2. Igual restrição é aplicável às varandas, terraços, eirados ou obras semelhantes, quando sejam servidos de parapeitos de altura inferior a metro e meio em toda a sua extensão ou parte dela.
(…).»

 
[11] Cf., inter alia, os acórdãos do STJ de 26.02.2004 (proferido no proc. nº 03B34989) e de 01.04.2008 (proferido no proc. nº 07A3114), ambos acessíveis em www.dgsi.pt/jstj.
[12] Cf.
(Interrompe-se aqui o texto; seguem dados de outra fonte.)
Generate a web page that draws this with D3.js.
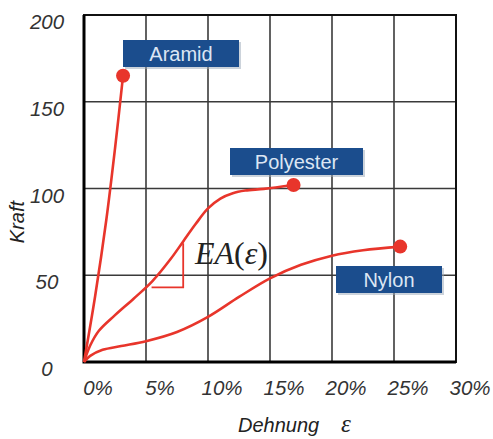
<!DOCTYPE html>
<html><head><meta charset="utf-8">
<script src="https://cdn.jsdelivr.net/npm/d3@7"></script>
<style>body{margin:0;background:#fff}svg{display:block}</style>
</head><body>
<script>
// Data (strain in %, force)
const xTicks = [0, 5, 10, 15, 20, 25, 30];
const yTicks = [0, 50, 100, 150, 200];
const aramidStrain = [0, 0.9, 1.8, 2.5, 3.15];
const aramidForce  = [0, 38, 82, 123, 165];
const polyStrain = [0, 0.5, 1.2, 2.5, 4.0, 5.5, 7.0, 8.0, 9.0, 10.0, 11.0, 12.0, 13.0, 14.5, 16.9];
const polyForce  = [0, 9.5, 18, 27, 36.5, 46.5, 59.5, 69.5, 79.5, 88.5, 94.2, 97.3, 98.8, 99.8, 102];
const nylonStrain = [0, 0.5, 1.5, 3.0, 5.0, 7.5, 10.0, 12.5, 15.0, 17.5, 20.0, 22.5, 25.5];
const nylonForce  = [0, 3.5, 7, 9.2, 12, 17.3, 26, 37.5, 48.2, 56, 61.3, 64.4, 66.5];
const seriesNames = ["Aramid", "Polyester", "Nylon"];
const triStrain = [5.45, 8.0, 8.0];
const triForce  = [43, 43, 68.4];

const W = 493, H = 439;
const svg = d3.select("body").append("svg").attr("width", W).attr("height", H);
const x = d3.scaleLinear().domain([0, 30]).range([84, 456]);
const y = d3.scaleLinear().domain([0, 200]).range([362, 15]);

const red = "#e8352b", grid = "#3a3a3a";

// grid
svg.append("g").selectAll("line").data(xTicks.slice(1, -1)).join("line")
  .attr("x1", d => x(d)).attr("x2", d => x(d)).attr("y1", y(0)).attr("y2", y(200))
  .attr("stroke", grid).attr("stroke-width", 1.6);
svg.append("g").selectAll("line").data(yTicks.slice(1, -1)).join("line")
  .attr("y1", d => y(d)).attr("y2", d => y(d)).attr("x1", x(0)).attr("x2", x(30))
  .attr("stroke", grid).attr("stroke-width", 1.6);
// frame
svg.append("rect").attr("x", x(0)).attr("y", y(200)).attr("width", x(30) - x(0)).attr("height", y(0) - y(200))
  .attr("fill", "none").attr("stroke", "#111").attr("stroke-width", 2);
svg.append("path").attr("d", `M${x(0)},${y(200)}V${y(0)}H${x(30)}`)
  .attr("fill", "none").attr("stroke", "#000").attr("stroke-width", 3);

// tick labels
svg.append("g").selectAll("text").data(xTicks).join("text")
  .attr("x", d => x(d) + 14).attr("y", 388).attr("dy", "0.35em")
  .attr("text-anchor", "middle").attr("font-family", "Liberation Sans, Arial, sans-serif")
  .attr("font-style", "italic").attr("font-size", 20.5).attr("fill", "#333")
  .text(d => d + "%");
svg.append("g").selectAll("text").data(yTicks).join("text")
  .attr("x", 47).attr("y", d => y(d) + 7).attr("dy", "0.35em")
  .attr("text-anchor", "middle").attr("font-family", "Liberation Sans, Arial, sans-serif")
  .attr("font-style", "italic").attr("font-size", 20.5).attr("fill", "#333")
  .text(d => d);

// axis titles
svg.append("text").attr("transform", "translate(17,222) rotate(-90)").attr("dy", "0.35em")
  .attr("text-anchor", "middle").attr("font-family", "Liberation Sans, Arial, sans-serif")
  .attr("font-style", "italic").attr("font-size", 20).attr("fill", "#222").text("Kraft");
const xt = svg.append("text").attr("x", 238).attr("y", 425).attr("dy", "0.35em")
  .attr("font-family", "Liberation Sans, Arial, sans-serif")
  .attr("font-style", "italic").attr("font-size", 20).attr("fill", "#222");
xt.append("tspan").text("Dehnung");
xt.append("tspan").attr("x", 341).attr("font-family", "Liberation Serif, serif").attr("font-size", 25).text("ε");

// curves
const series = [
  {name: seriesNames[0], xs: aramidStrain, ys: aramidForce},
  {name: seriesNames[1], xs: polyStrain, ys: polyForce},
  {name: seriesNames[2], xs: nylonStrain, ys: nylonForce}
];
const line = d3.line().x(d => x(d[0])).y(d => y(d[1])).curve(d3.curveCatmullRom.alpha(0.5));
series.forEach(s => {
  const pts = s.xs.map((v, i) => [v, s.ys[i]]);
  svg.append("path").attr("d", line(pts)).attr("fill", "none")
    .attr("stroke", red).attr("stroke-width", 2.6).attr("stroke-linejoin", "round");
  const last = pts[pts.length - 1];
  svg.append("circle").attr("cx", x(last[0])).attr("cy", y(last[1])).attr("r", 7).attr("fill", red);
});

// slope triangle
svg.append("path").attr("d", d3.line().x((d) => x(d[0])).y(d => y(d[1]))(triStrain.map((v, i) => [v, triForce[i]])))
  .attr("fill", "none").attr("stroke", red).attr("stroke-width", 1.8);

// EA(eps) label
const ea = svg.append("text").attr("x", 195).attr("y", 264)
  .attr("font-family", "Liberation Serif, Times New Roman, serif").attr("font-size", 32).attr("fill", "#222");
ea.append("tspan").attr("font-style", "italic").text("EA");
ea.append("tspan").text("(");
ea.append("tspan").attr("font-style", "italic").text("ε");
ea.append("tspan").text(")");

// label boxes
const boxes = [
  {name: seriesNames[0], x0: 123, y0: 40, w: 116},
  {name: seriesNames[1], x0: 230, y0: 148, w: 133},
  {name: seriesNames[2], x0: 336, y0: 266, w: 106}
];
boxes.forEach(b => {
  svg.append("rect").attr("x", b.x0 + 2).attr("y", b.y0 + 2).attr("width", b.w).attr("height", 27)
    .attr("fill", "#9aa7b8").attr("opacity", 0.5);
  svg.append("rect").attr("x", b.x0).attr("y", b.y0).attr("width", b.w).attr("height", 27).attr("fill", "#1b4d8d");
  svg.append("text").attr("x", b.x0 + b.w / 2).attr("y", b.y0 + 14).attr("dy", "0.35em")
    .attr("text-anchor", "middle").attr("font-family", "Liberation Sans, Arial, sans-serif")
    .attr("font-size", 20).attr("fill", "#dce6f4").text(b.name);
});
</script>
</body></html>
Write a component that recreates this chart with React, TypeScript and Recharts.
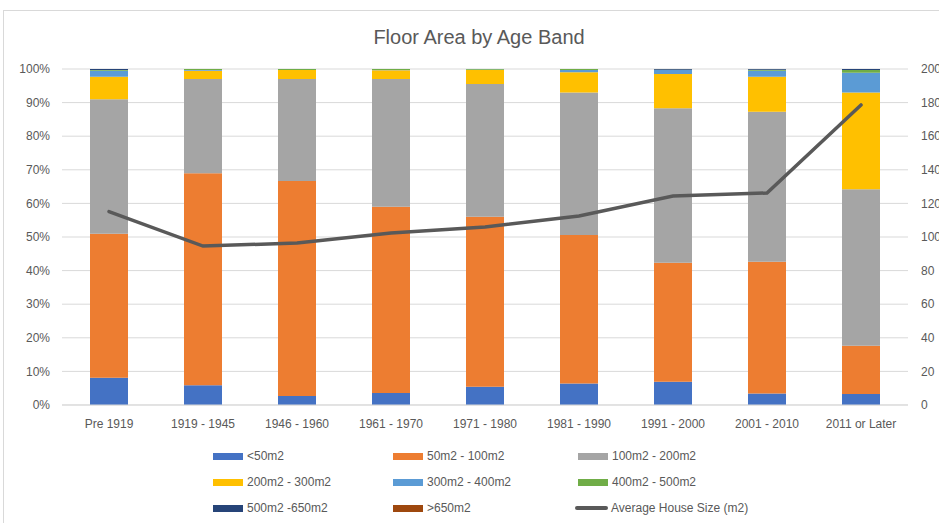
import React from "react";
import { ComposedChart, Bar, Line, XAxis, YAxis, CartesianGrid } from "recharts";

const categories = ["Pre 1919", "1919 - 1945", "1946 - 1960", "1961 - 1970", "1971 - 1980", "1981 - 1990", "1991 - 2000", "2001 - 2010", "2011 or Later"];

const under50 = [8.1, 5.9, 2.7, 3.6, 5.4, 6.4, 6.9, 3.4, 3.3];
const from50to100 = [42.9, 63.1, 64.0, 55.4, 50.6, 44.2, 35.4, 39.2, 14.3];
const from100to200 = [40.0, 28.0, 30.3, 38.0, 39.5, 42.4, 46.0, 44.7, 46.6];
const from200to300 = [6.7, 2.5, 2.7, 2.6, 4.2, 6.0, 10.2, 10.4, 28.8];
const from300to400 = [1.8, 0.2, 0.0, 0.1, 0.1, 0.7, 1.2, 1.8, 5.9];
const from400to500 = [0.2, 0.3, 0.3, 0.3, 0.2, 0.3, 0.1, 0.3, 0.8];
const from500to650 = [0.3, 0.0, 0.0, 0.0, 0.0, 0.0, 0.2, 0.2, 0.3];
const over650 = [0, 0, 0, 0, 0, 0, 0, 0, 0];
const avgHouseSize = [115.1, 94.6, 96.4, 102.4, 106.0, 112.5, 124.4, 126.2, 178.6];

const leftTicks = [0, 10, 20, 30, 40, 50, 60, 70, 80, 90, 100];
const rightTicks = [0, 20, 40, 60, 80, 100, 120, 140, 160, 180, 200];

const seriesDefs = [
  { key: "s0", name: "<50m2", values: under50, color: "#4472C4" },
  { key: "s1", name: "50m2 - 100m2", values: from50to100, color: "#ED7D31" },
  { key: "s2", name: "100m2 - 200m2", values: from100to200, color: "#A5A5A5" },
  { key: "s3", name: "200m2 - 300m2", values: from200to300, color: "#FFC000" },
  { key: "s4", name: "300m2 - 400m2", values: from300to400, color: "#5B9BD5" },
  { key: "s5", name: "400m2 - 500m2", values: from400to500, color: "#70AD47" },
  { key: "s6", name: "500m2 -650m2", values: from500to650, color: "#264478" },
  { key: "s7", name: ">650m2", values: over650, color: "#9E480E" },
];

const lineName = "Average House Size (m2)";
const lineColor = "#595959";

const data = categories.map((band, i) => {
  const row: Record<string, any> = { band, avg: avgHouseSize[i] };
  seriesDefs.forEach((s) => {
    row[s.key] = s.values[i];
  });
  return row;
});

const FONT = "'Liberation Sans', Arial, sans-serif";

const legendItems = [
  ...seriesDefs.map((s) => ({ name: s.name, color: s.color, line: false })),
  { name: lineName, color: lineColor, line: true },
];
const legendCols = [213, 393, 578];
const legendRows = [456, 482, 508];

export default function App() {
  return (
    <div
      style={{
        position: "absolute",
        left: 0,
        top: 0,
        width: 939,
        height: 523,
        overflow: "hidden",
        background: "#fff",
        fontFamily: FONT,
      }}
    >
      <div
        style={{
          position: "absolute",
          left: 3,
          top: 10,
          width: 1000,
          height: 600,
          border: "1px solid #d9d9d9",
          boxSizing: "border-box",
        }}
      />
      <div
        style={{
          position: "absolute",
          left: 0,
          width: 958,
          top: 24,
          textAlign: "center",
          fontSize: 20,
          color: "#595959",
          lineHeight: "26px",
        }}
      >
        Floor Area by Age Band
      </div>
      <div style={{ position: "absolute", left: 0, top: 0 }}>
        <ComposedChart
          width={960}
          height={523}
          data={data}
          margin={{ top: 69, right: 0, bottom: 88, left: 8 }}
          style={{ fontFamily: FONT }}
        >
          <CartesianGrid vertical={false} stroke="#d9d9d9" yAxisId="left" />
          <XAxis
            dataKey="band"
            tickLine={false}
            axisLine={{ stroke: "#d9d9d9" }}
            tick={{ fill: "#595959", fontSize: 12 }}
            tickSize={0}
            tickMargin={14}
            height={30}
            interval={0}
          />
          <YAxis
            yAxisId="left"
            domain={[0, 100]}
            ticks={leftTicks}
            tickFormatter={(v) => `${v}%`}
            axisLine={false}
            tickLine={false}
            tickSize={0}
            tickMargin={12}
            width={54}
            tick={{ fill: "#595959", fontSize: 12 }}
            allowDataOverflow
          />
          <YAxis
            yAxisId="right"
            orientation="right"
            domain={[0, 200]}
            ticks={rightTicks}
            axisLine={false}
            tickLine={false}
            tickSize={0}
            tickMargin={13}
            width={52}
            tick={{ fill: "#595959", fontSize: 12, textAnchor: "start" }}
          />
          {seriesDefs.map((s) => (
            <Bar
              key={s.key}
              dataKey={s.key}
              name={s.name}
              stackId="a"
              yAxisId="left"
              fill={s.color}
              barSize={38}
              isAnimationActive={false}
            />
          ))}
          <Line
            dataKey="avg"
            name={lineName}
            yAxisId="right"
            stroke={lineColor}
            strokeWidth={3.5}
            strokeLinecap="round"
            dot={false}
            activeDot={false}
            type="linear"
            isAnimationActive={false}
          />
        </ComposedChart>
      </div>
      {legendItems.map((item, idx) => {
        const col = idx % 3;
        const row = Math.floor(idx / 3);
        const x = legendCols[col];
        const y = legendRows[row];
        return (
          <div
            key={item.name}
            style={{
              position: "absolute",
              left: x,
              top: y - 8,
              height: 16,
              display: "flex",
              alignItems: "center",
              fontSize: 12,
              color: "#595959",
              whiteSpace: "nowrap",
            }}
          >
            {item.line ? (
              <div
                style={{
                  width: 33,
                  height: 4,
                  borderRadius: 2,
                  background: item.color,
                  marginRight: 3,
                  marginLeft: -3,
                }}
              />
            ) : (
              <div
                style={{
                  width: 30,
                  height: 7,
                  background: item.color,
                  marginRight: 4,
                }}
              />
            )}
            <span>{item.name}</span>
          </div>
        );
      })}
    </div>
  );
}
Revista de Legislação e Jurisprudência, Ano 128 (1996), anotação ao Acórdão do STJ de 03-03-2001, a págs. 151.
[13] O nosso Código Civil consagra o princípio da atipicidade do conteúdo das servidões no artigo 1543º.
[14] Cf. obra e local citados na precedente nota [13], ora a págs. 153.
[15] Cf., neste mesmo sentido, os acórdãos do TRC de 03.03.2015 (proferido no proc. nº 335/13.2TBAGN.C1) e de 11.10.2017, proferido no proc. nº 107/15.0T8MBR.C1, ambos igualmente acessíveis em www.dgsi.pt/jtrc.
[16] Trata-se do acórdão do STJ de 19-09-2002, proferido no proc. nº 02B2406, igualmente acessível em www.dgsi.pt/jstj.
[17] Vide ANTUNES VARELA, in “Das Obrigações em geral”, 6ª ed., vol. I, a págs. 516.
[18] Trata-se de MENEZES CORDEIRO, in “Tratado de Direito Civil Português”, Parte Geral I, Tomo I, 2ª Edição, 2000, a págs. 265.
[19] Neste sentido ANTÓNIO MENEZES CORDEIRO, em “Contrato Promessa – art. 410º, nº3, do CC – Abuso de Direito – Inalegabilidade Formal”, in ROA, nº 58, Vol. II, Julho 1998, a págs. 964.
[20] Assim foi doutamente sublinhado no acórdão do TRC de 11.10.2017, já supra citado na precedente nota [16].